> [The request]
Reproduce exactly the lines below, from the first one through the line containing "from matplotlib.ticker import", and omit any pictures.

> [Task inputs]
────────────────────
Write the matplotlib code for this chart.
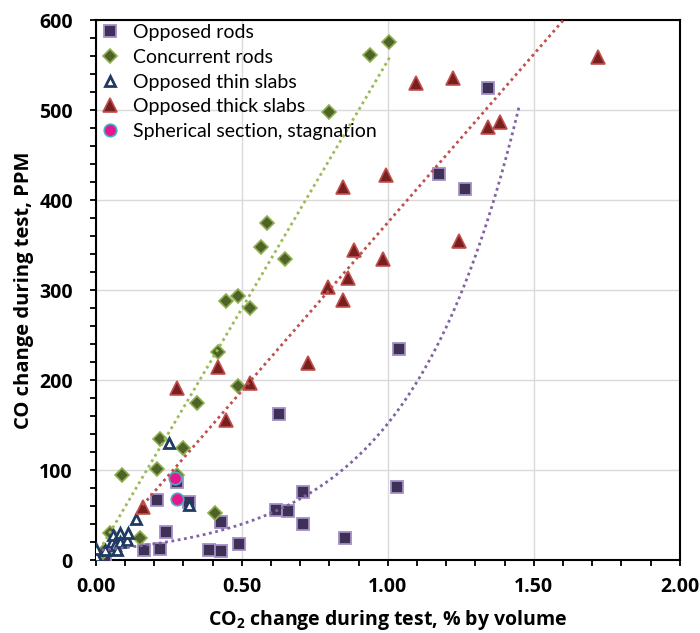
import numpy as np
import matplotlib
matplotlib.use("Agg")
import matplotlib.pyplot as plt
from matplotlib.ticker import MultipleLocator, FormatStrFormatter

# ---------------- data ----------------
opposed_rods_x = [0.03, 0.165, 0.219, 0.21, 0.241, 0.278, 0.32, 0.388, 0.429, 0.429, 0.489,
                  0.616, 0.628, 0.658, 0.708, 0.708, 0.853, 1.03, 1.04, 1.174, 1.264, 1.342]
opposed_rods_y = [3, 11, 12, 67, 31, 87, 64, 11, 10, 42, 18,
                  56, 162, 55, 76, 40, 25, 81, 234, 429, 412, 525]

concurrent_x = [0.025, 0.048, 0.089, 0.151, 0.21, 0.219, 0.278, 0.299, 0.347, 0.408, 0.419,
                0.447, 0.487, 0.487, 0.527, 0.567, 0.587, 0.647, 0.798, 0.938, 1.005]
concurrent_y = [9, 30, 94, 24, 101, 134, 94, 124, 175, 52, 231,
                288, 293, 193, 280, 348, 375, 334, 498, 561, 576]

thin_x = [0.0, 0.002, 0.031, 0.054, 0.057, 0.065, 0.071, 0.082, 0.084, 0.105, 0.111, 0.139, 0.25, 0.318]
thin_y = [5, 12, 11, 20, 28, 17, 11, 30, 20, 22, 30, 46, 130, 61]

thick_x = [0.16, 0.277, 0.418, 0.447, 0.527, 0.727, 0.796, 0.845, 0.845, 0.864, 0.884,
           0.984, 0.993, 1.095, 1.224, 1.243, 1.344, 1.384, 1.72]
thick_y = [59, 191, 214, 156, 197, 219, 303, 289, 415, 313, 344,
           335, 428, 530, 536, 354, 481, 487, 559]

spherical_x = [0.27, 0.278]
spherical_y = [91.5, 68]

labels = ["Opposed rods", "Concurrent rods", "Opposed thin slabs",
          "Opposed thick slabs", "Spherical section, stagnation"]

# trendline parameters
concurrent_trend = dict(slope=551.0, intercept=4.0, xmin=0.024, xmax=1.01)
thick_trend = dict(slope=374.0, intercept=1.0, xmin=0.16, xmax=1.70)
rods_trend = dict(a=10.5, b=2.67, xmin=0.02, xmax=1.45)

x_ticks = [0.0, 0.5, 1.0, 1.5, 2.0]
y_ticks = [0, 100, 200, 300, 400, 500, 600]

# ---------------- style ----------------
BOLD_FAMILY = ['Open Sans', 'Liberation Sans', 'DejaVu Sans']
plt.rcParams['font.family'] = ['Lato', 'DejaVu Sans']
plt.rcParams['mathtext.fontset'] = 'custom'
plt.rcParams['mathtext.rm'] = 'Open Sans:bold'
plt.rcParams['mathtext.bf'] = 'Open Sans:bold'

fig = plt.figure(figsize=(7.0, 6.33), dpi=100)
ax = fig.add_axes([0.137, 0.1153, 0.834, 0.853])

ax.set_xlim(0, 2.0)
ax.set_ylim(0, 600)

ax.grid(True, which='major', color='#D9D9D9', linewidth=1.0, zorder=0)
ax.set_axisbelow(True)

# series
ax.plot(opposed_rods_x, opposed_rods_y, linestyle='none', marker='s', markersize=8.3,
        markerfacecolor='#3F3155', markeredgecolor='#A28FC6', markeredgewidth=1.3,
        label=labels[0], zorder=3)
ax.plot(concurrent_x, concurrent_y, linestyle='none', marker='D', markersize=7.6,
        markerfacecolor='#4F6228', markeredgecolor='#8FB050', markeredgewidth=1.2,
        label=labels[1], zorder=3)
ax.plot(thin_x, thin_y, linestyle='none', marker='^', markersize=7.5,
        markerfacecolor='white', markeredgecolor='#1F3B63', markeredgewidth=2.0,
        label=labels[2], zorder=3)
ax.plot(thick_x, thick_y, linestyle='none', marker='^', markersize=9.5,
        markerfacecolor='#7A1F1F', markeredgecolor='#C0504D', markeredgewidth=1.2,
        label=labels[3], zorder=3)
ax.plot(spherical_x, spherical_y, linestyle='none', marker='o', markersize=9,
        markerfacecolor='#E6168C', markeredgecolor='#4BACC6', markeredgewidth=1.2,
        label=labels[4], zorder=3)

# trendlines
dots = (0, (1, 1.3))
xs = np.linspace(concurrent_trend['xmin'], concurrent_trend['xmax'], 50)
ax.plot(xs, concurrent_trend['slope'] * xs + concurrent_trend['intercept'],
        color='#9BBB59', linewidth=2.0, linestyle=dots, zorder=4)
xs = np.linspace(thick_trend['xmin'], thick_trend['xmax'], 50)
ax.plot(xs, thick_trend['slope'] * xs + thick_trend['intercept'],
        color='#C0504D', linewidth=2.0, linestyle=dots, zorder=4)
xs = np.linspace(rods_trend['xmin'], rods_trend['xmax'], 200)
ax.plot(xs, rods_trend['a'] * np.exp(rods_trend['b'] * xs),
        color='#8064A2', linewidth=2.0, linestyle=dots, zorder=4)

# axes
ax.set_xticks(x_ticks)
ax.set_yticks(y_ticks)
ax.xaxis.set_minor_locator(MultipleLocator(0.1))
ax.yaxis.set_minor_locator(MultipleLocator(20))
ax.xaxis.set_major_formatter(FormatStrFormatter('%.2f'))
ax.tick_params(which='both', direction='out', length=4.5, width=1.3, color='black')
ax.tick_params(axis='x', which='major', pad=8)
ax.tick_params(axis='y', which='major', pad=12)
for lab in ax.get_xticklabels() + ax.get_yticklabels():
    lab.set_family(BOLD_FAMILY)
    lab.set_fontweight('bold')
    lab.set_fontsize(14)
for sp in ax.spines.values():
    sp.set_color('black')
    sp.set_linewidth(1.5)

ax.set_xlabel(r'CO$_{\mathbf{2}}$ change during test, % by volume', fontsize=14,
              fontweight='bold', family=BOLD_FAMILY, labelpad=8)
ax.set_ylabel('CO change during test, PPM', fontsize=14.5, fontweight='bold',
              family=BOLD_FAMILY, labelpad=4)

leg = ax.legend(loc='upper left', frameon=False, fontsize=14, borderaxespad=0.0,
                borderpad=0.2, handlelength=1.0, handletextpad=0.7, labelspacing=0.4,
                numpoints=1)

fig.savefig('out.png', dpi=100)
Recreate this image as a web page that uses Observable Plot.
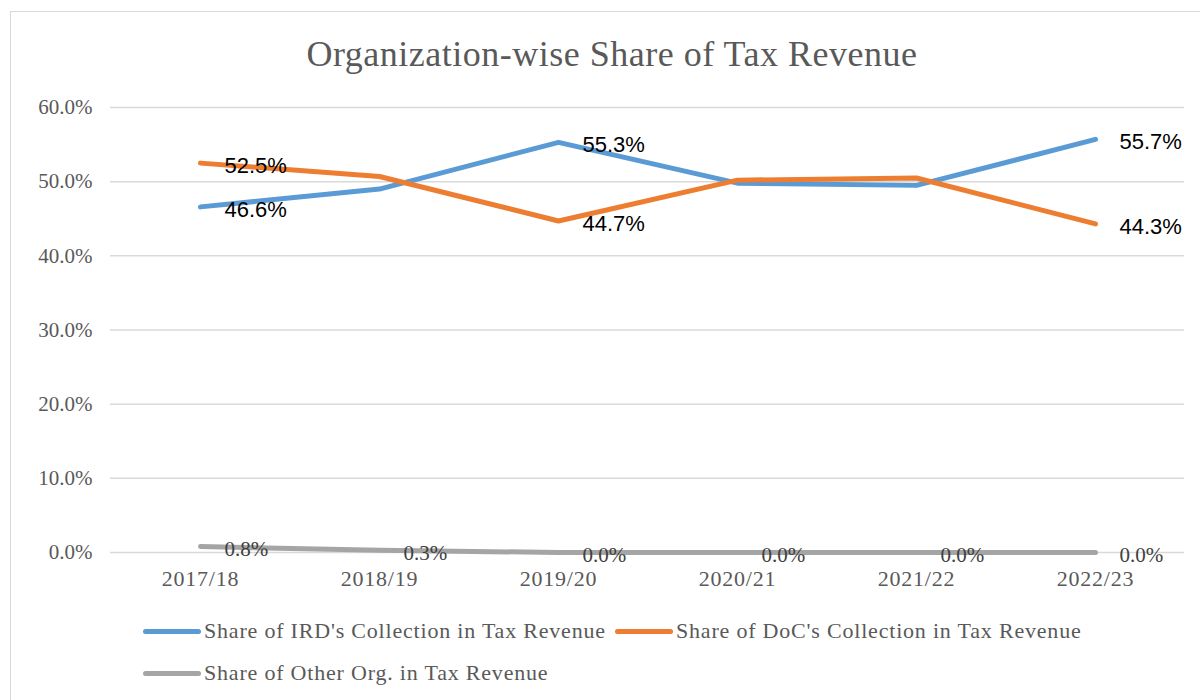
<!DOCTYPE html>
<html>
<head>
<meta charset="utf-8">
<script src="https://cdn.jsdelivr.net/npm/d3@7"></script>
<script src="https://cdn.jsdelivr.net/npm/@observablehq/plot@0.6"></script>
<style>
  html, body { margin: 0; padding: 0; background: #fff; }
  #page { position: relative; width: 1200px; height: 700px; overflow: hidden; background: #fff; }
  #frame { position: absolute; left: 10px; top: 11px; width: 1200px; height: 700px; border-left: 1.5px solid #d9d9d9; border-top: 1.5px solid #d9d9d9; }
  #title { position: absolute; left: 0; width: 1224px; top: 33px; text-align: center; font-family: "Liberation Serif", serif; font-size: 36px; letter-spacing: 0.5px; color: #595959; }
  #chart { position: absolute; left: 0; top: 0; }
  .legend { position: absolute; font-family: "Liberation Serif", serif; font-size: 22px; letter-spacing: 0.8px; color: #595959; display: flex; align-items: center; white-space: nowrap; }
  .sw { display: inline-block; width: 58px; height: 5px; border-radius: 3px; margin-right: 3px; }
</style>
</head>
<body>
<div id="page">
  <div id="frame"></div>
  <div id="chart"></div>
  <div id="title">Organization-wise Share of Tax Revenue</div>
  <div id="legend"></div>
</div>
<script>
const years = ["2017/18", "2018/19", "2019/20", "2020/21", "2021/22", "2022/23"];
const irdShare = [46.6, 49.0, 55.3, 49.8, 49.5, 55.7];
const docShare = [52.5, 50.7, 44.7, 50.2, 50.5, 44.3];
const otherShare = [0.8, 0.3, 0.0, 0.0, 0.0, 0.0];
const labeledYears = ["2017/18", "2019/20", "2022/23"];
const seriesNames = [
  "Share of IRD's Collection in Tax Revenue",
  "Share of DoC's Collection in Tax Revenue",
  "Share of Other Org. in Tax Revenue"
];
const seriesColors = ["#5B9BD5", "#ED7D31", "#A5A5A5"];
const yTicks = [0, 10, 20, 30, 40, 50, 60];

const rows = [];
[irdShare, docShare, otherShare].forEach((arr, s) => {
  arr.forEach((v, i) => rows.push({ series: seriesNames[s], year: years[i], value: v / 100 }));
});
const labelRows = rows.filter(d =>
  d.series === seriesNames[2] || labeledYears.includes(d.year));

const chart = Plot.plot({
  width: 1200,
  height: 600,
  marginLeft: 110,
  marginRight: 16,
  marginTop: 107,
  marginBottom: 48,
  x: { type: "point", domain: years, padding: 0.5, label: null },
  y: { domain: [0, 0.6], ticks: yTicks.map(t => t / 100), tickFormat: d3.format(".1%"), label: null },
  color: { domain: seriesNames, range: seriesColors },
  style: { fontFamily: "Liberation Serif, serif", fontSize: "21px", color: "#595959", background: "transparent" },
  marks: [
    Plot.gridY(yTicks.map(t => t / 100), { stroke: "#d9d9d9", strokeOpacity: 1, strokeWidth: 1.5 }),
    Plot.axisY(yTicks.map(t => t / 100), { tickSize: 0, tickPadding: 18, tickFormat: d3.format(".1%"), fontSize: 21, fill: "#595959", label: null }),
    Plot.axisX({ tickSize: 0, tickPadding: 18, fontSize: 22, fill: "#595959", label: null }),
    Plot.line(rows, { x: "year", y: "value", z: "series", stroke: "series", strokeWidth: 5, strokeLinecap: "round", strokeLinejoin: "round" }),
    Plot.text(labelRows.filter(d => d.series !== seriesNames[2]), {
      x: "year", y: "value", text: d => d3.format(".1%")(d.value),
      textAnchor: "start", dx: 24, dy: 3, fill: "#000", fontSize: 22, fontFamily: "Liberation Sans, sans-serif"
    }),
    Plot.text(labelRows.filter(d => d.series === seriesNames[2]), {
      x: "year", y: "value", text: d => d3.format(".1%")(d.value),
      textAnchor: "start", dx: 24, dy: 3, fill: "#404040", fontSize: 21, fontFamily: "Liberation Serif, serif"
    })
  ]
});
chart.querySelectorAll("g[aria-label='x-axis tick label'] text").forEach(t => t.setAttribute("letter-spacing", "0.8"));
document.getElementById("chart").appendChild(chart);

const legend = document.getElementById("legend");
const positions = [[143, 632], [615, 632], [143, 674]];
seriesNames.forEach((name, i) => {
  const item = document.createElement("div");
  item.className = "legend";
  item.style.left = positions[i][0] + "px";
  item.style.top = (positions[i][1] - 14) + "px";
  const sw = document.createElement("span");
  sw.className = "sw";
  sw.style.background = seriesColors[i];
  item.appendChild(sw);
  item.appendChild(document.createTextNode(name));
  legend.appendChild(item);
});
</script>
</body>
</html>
────────────────────
> [Expected output]
Write the matplotlib code for this chart.
import numpy as np
import matplotlib
matplotlib.use("Agg")
import matplotlib.pyplot as plt
from matplotlib.ticker import MultipleLocator, FormatStrFormatter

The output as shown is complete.